California ranks 48th in the Tax Foundation's State Business Tax Climate Index. The Index compares the states in five areas of taxation that impact business: corporate taxes; individual income taxes; sales taxes; unemployment insurance taxes; and taxes on property, including residential and commercial property. The ranks of neighboring states are as follows: Washington (7th), Oregon (13th), Arizona (27th), Nevada (3rd) and Hawaii (35th).

Tax Freedom Day Arrives on April 16 in California

Tax Freedom Day is the day when Americans finally have earned enough money to pay off their total tax bill for the year. In 2011, California taxpayers work until April 16 to pay their total tax bill (ranked 6th highest nationally), 4 days later than national Tax Freedom Day (April 12).

California's Top Individual Income Tax Rate Is 4th Highest in the Nation

With seven brackets and a top rate of 10.55 percent for those earning over $1,000,000. California's individual income tax has the third-highest rate and one of the most highly progressive structures in the nation. In 2008, California's state-level individual income tax collections were $1,531 per person, which ranked 4th highest nationally. Since most small businesses are S Corporations, partnerships, or sole proprietorships, they pay their business taxes at the rates for individuals. That makes California's taxes on small businesses some of the most burdensome in the nation.

California's Corporate Income Tax Rate is the Highest in the West

Corporations looking to relocate, or even establish, a business in the West may shy away from California, as the state's 8.84% flat rate is the highest corporate tax rate in the West.
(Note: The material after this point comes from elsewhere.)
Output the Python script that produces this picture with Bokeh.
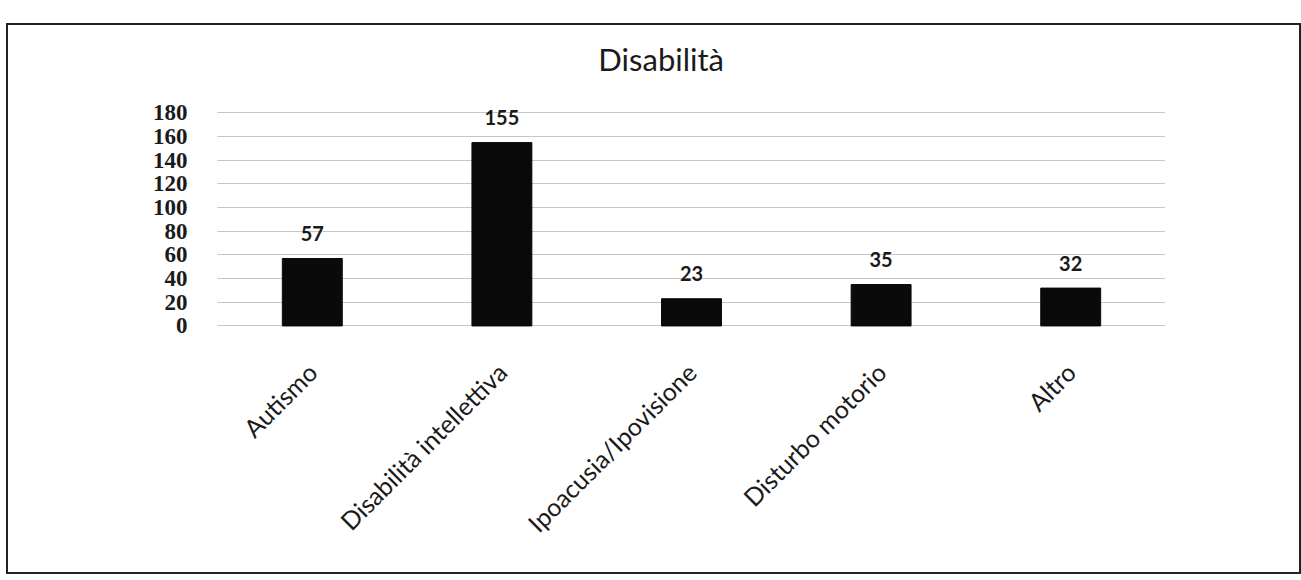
import math
from bokeh.plotting import figure
from bokeh.models import ColumnDataSource, FixedTicker, Range1d, Label
from bokeh.core.properties import value
from bokeh.embed import file_html
from bokeh.resources import INLINE

categories = ["Autismo", "Disabilità intellettiva", "Ipoacusia/Ipovisione", "Disturbo motorio", "Altro"]
values = [57, 155, 23, 35, 32]
y_ticks = [0, 20, 40, 60, 80, 100, 120, 140, 160, 180]
title_text = "Disabilità"

src = ColumnDataSource(dict(cat=categories, val=values, lab=[str(v) for v in values]))

# frame extends up to hold the title; gridlines/ticks stop at 180
p = figure(x_range=categories, y_range=Range1d(-3, 245.5),
           width=1291, height=547, output_backend="svg", toolbar_location=None,
           min_border_left=209, min_border_right=134, min_border_top=10, min_border_bottom=243,
           margin=(25, 0, 0, 8))
p.styles = {"outline": "2px solid #222222"}

p.add_layout(Label(x=2.34, y=226, text=title_text, text_align="center", text_baseline="middle",
                   text_font="Lato", text_font_size="31px", text_color="#1a1a1a"))

p.vbar(x="cat", top="val", width=0.316, source=src, fill_color="#0a0a0a", line_color="#0a0a0a")
p.text(x="cat", y="val", text="lab", source=src, y_offset=-25, text_align="center",
       text_baseline="middle", text_font=value("Lato"), text_font_size="20px",
       text_font_style="bold", text_color="#1a1a1a")

p.outline_line_color = None
p.xgrid.grid_line_color = None
p.ygrid.grid_line_color = "#8c8c8c"
p.ygrid.grid_line_dash = "1 1"
p.ygrid.grid_line_width = 1

p.yaxis.ticker = FixedTicker(ticks=y_ticks)
p.yaxis.axis_line_color = None
p.yaxis.major_tick_line_color = None
p.yaxis.minor_tick_line_color = None
p.yaxis.major_label_standoff = 24
p.yaxis.major_label_text_font = "Liberation Serif"
p.yaxis.major_label_text_font_style = "bold"
p.yaxis.major_label_text_font_size = "23px"
p.yaxis.major_label_text_color = "#1a1a1a"

p.xaxis.axis_line_color = None
p.xaxis.major_tick_line_color = None
p.xaxis.major_label_orientation = math.pi / 4
p.xaxis.major_label_standoff = 32
p.xaxis.major_label_text_font = "Lato"
p.xaxis.major_label_text_font_size = "25px"
p.xaxis.major_label_text_color = "#1a1a1a"

open("out.html", "w").write(file_html(p, INLINE))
Nationally, only 7 states have a higher top corporate tax rate than California. In 2008, state-level corporate tax collections (excluding local taxes) in California were $325 per capita, which ranked 6th highest nationally.

California's Sales Tax Rate Is Highest in the Nation

California levies an 8.25% general sales or use tax on consumers, which is the highest in the nation and above than the national median of 5.85%. Local governments are also permitted to levy another 1.5%. In 2007 combined state and local general and selective sales tax collections were $1,502 per person, which ranks 15th highest nationally. California's statewide gasoline tax stands at 46.6 cents per gallon and is the 2nd highest in the nation, while its cigarette tax stands at $0.87 per pack of twenty (31rst highest nationally). Additionally, California's general sales tax and various municipal sales taxes are levied on the sale of gasoline. The sales tax was adopted in 1933, the gasoline tax in 1923 and the cigarette tax in 1959.

Property Tax Collections Slightly Below Average

Despite Proposition 13, California ranks in the middle of the pack when the states are ranked on combined state/local property tax collections. Proposition 13 favors people who have owned the same property many years by only permitting re-evaluations at resale. As in most states, local governments in California collect far more in property taxes than the state does. California's localities collected $968.01 per capita in property taxes in fiscal year 2006, the latest year for which the Census Bureau has published state-by-state data. At the state level, California collected $62.59 per capita during FY 2006. That brought its combined state/local property taxes to $1,030.60 per capita, ranked 28th highest nationally.